France | France, Cour administrative d'appel de Paris, 9ème chambre, 28 juin 2017, 16PA01069


Vu la procédure suivante :

Procédure contentieuse antérieure :

La société en nom collectif Omega, à laquelle a succédé la société par actions simplifiée Financière Lord Byron, a demandé au Tribunal administratif de Paris le remboursement du crédit de taxe sur la valeur ajoutée dont elle estimait disposer à l'issue du mois de juin 2014 pour un montant de 14 019 630,40 euros, assorti du versement des intérêts moratoires.

Par un jugement n° 1429085/2-3 du 28 janvier 2016, le Tribunal administratif de Paris lui a donné acte du désistement des conclusions

de sa demande en tant qu'elles portaient sur le remboursement du crédit de taxe sur la...

Vu la procédure suivante :

Procédure contentieuse antérieure :

La société en nom collectif Omega, à laquelle a succédé la société par actions simplifiée Financière Lord Byron, a demandé au Tribunal administratif de Paris le remboursement du crédit de taxe sur la valeur ajoutée dont elle estimait disposer à l'issue du mois de juin 2014 pour un montant de 14 019 630,40 euros, assorti du versement des intérêts moratoires.
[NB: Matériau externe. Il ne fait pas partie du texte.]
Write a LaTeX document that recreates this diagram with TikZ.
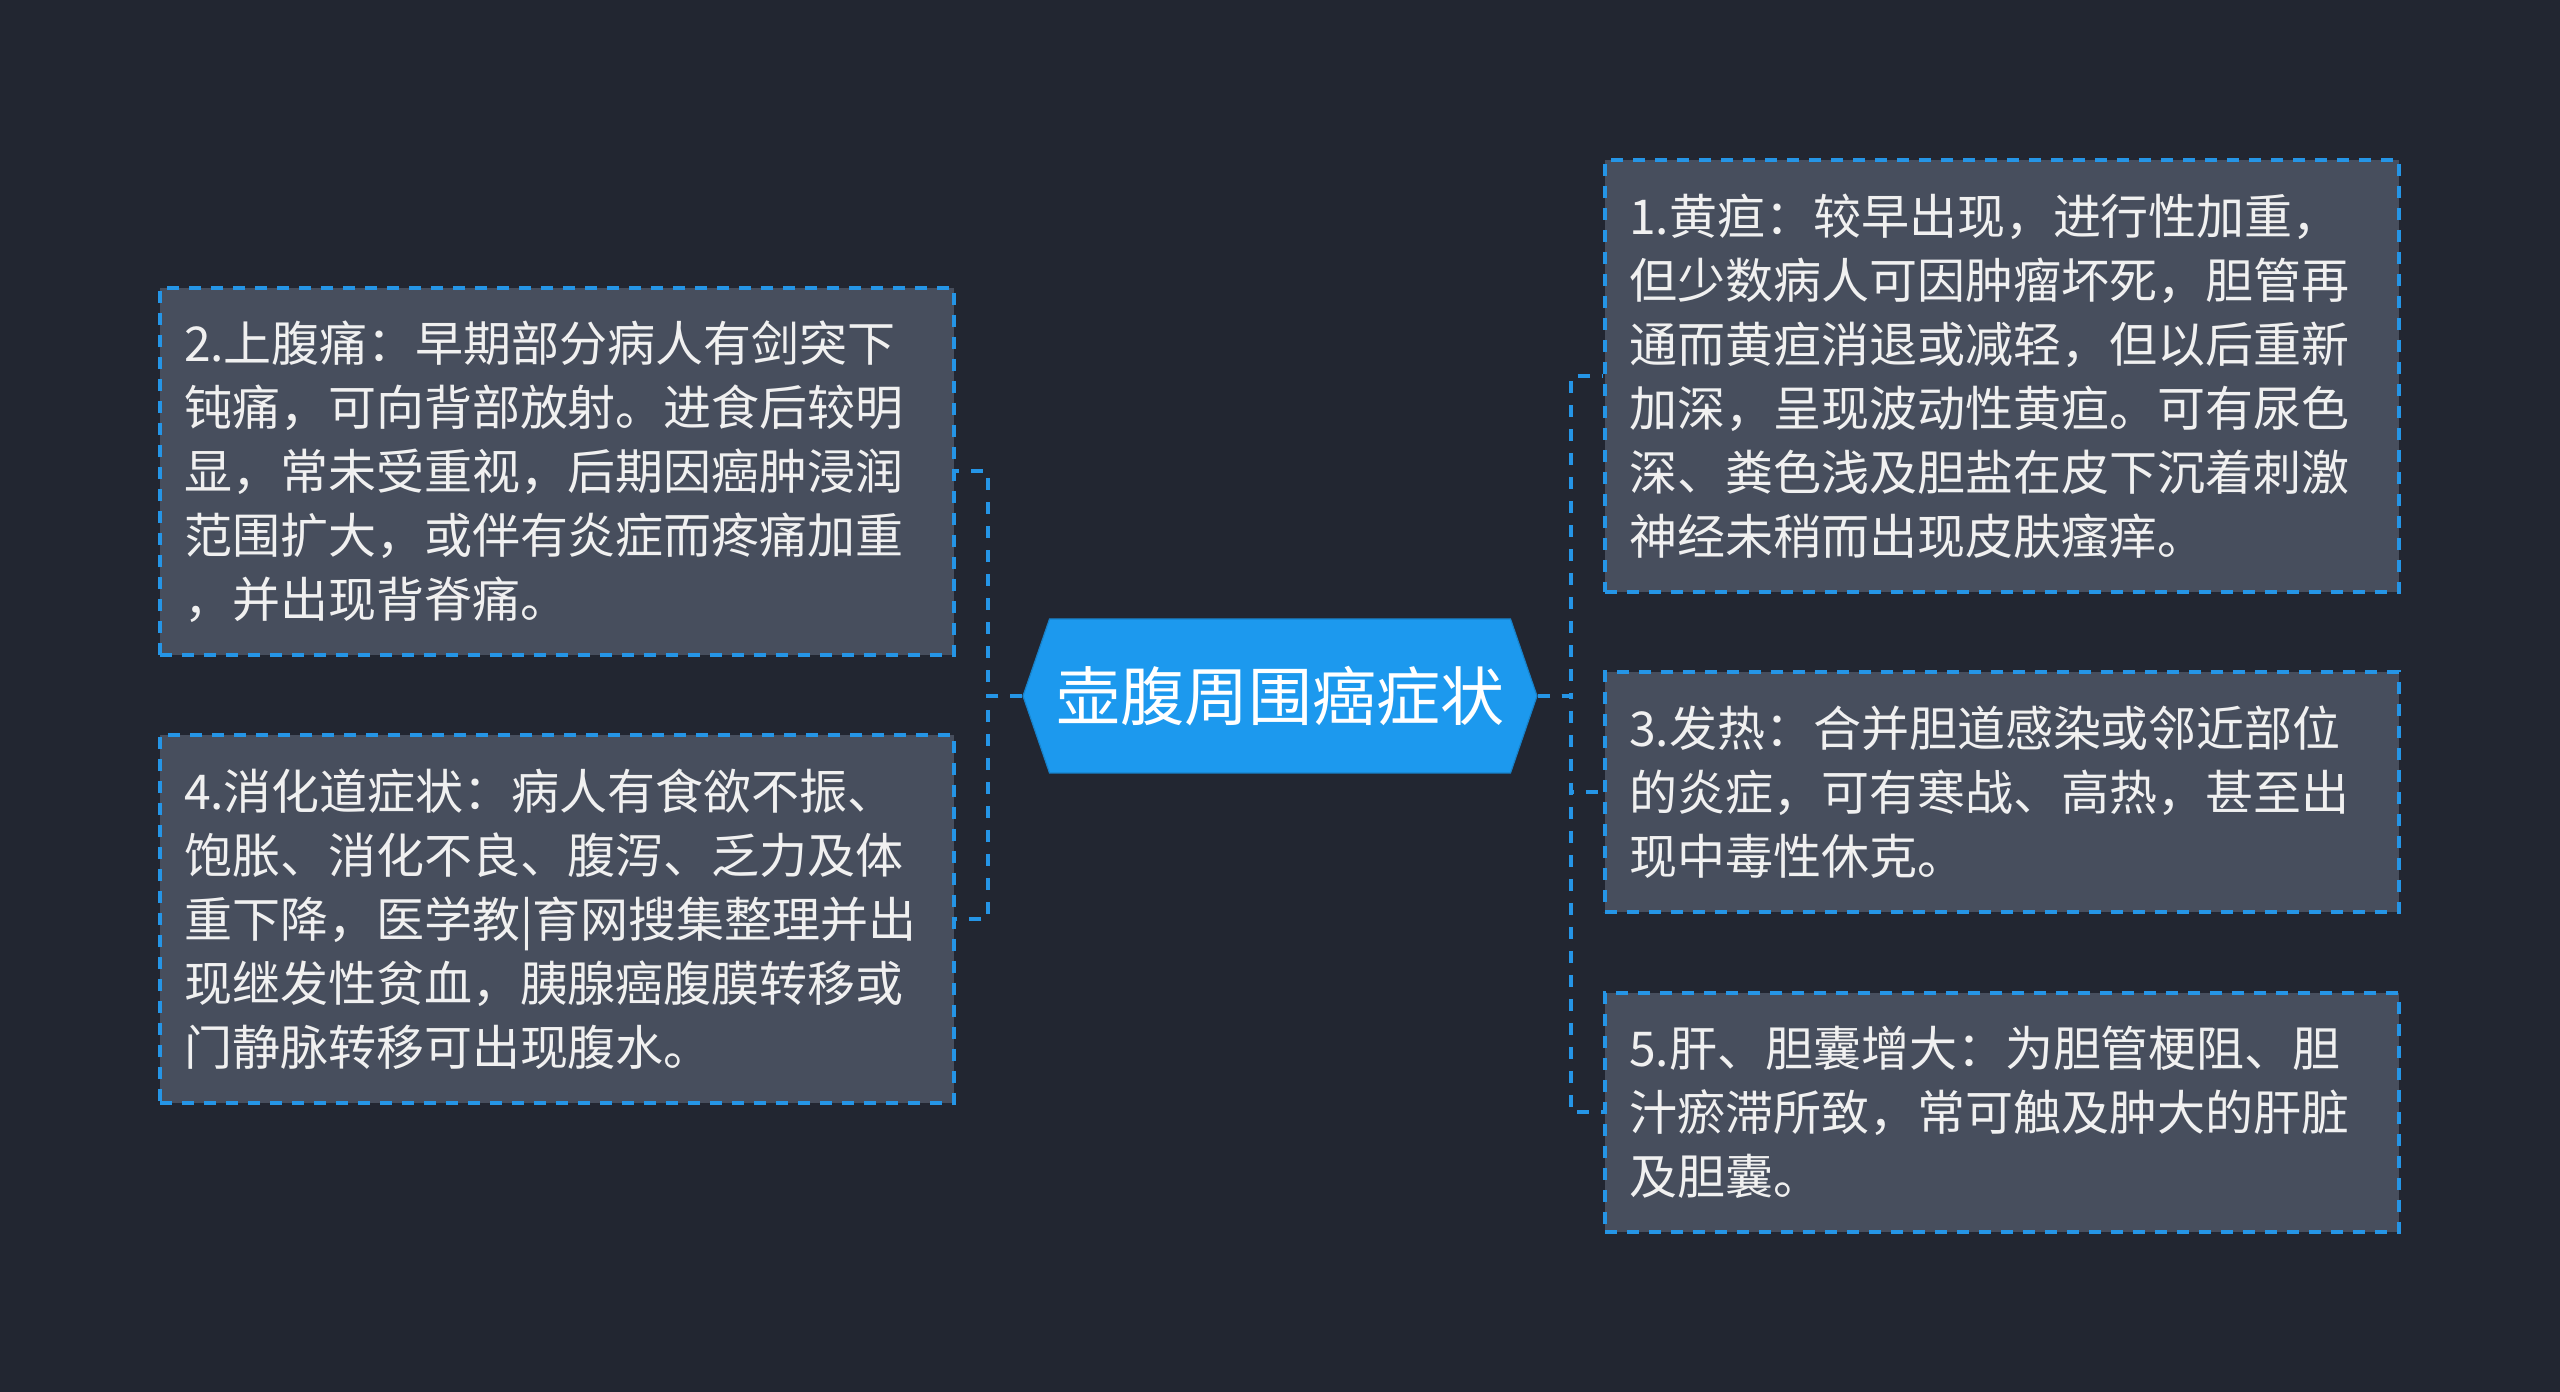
\documentclass[tikz,border=0pt]{standalone}
\usepackage{fontspec}
\setmainfont{Noto Sans CJK SC}
\usepackage{tikz}
\usetikzlibrary{shapes}

\definecolor{bgdark}{HTML}{222631}
\definecolor{boxgray}{HTML}{474E5D}
\definecolor{linkblue}{HTML}{2595E6}
\definecolor{rootblue}{HTML}{1C99EE}

\begin{document}
\begin{tikzpicture}
		\tikzset{vertex/.style = {shape=rectangle,draw=linkblue,line width=1.6pt,dash pattern=on 6pt off 5pt,fill=boxgray,text=white!94!black,align=left,text width=373pt,inner xsep=12pt,inner ysep=0pt,font=\fontsize{24pt}{32pt}\selectfont}}
		\tikzset{root/.style = {shape=signal,signal to=west and east,signal pointer angle=142,fill=rootblue,draw=rootblue!85!black,line width=0.6pt,text=white,minimum width=257pt,minimum height=77pt,inner sep=0pt,font=\fontsize{32pt}{40pt}\selectfont}}
		\tikzset{edge/.style = {draw=linkblue,line width=2pt,dash pattern=on 6pt off 6pt}}
		
		\useasboundingbox (0,0) rectangle (1280pt,696pt);
		\fill[bgdark] (0,0) rectangle (1280pt,696pt);
		
		\node[root] (r) at (640pt,348pt) {壶腹周围癌症状};
		
		\node[vertex,minimum height=216pt] (n1) at (1001pt,508pt) {1.黄疸：较早出现，进行性加重，\\但少数病人可因肿瘤坏死，胆管再\\通而黄疸消退或减轻，但以后重新\\加深，呈现波动性黄疸。可有尿色\\深、粪色浅及胆盐在皮下沉着刺激\\神经未稍而出现皮肤瘙痒。};
		\node[vertex,minimum height=183.5pt] (n2) at (278.5pt,460.25pt) {2.上腹痛：早期部分病人有剑突下\\钝痛，可向背部放射。进食后较明\\显，常未受重视，后期因癌肿浸润\\范围扩大，或伴有炎症而疼痛加重\\，并出现背脊痛。};
		\node[vertex,minimum height=120pt] (n3) at (1001pt,300pt) {3.发热：合并胆道感染或邻近部位\\的炎症，可有寒战、高热，甚至出\\现中毒性休克。};
		\node[vertex,minimum height=184pt] (n4) at (278.5pt,236.5pt) {4.消化道症状：病人有食欲不振、\\饱胀、消化不良、腹泻、乏力及体\\重下降，医学教|育网搜集整理并出\\现继发性贫血，胰腺癌腹膜转移或\\门静脉转移可出现腹水。};
		\node[vertex,minimum height=119.5pt] (n5) at (1001pt,139.75pt) {5.肝、胆囊增大：为胆管梗阻、胆\\汁瘀滞所致，常可触及肿大的肝脏\\及胆囊。};
		
		\draw[edge] (r.west) -- ++(-17pt,0) |- (n2.east);
		\draw[edge] (r.west) -- ++(-17pt,0) |- (n4.east);
		\draw[edge] (r.east) -- ++(16.5pt,0) |- (n1.west);
		\draw[edge] (r.east) -- ++(16.5pt,0) |- (n3.west);
		\draw[edge] (r.east) -- ++(16.5pt,0) |- (n5.west);
		\end{tikzpicture}
\end{document}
Par un jugement n° 1429085/2-3 du 28 janvier 2016, le Tribunal administratif de Paris lui a donné acte du désistement des conclusions de sa demande en tant qu'elles portaient sur le remboursement du crédit de taxe sur la valeur ajoutée et a rejeté le surplus de ses conclusions tendant au versement des intérêts moratoires.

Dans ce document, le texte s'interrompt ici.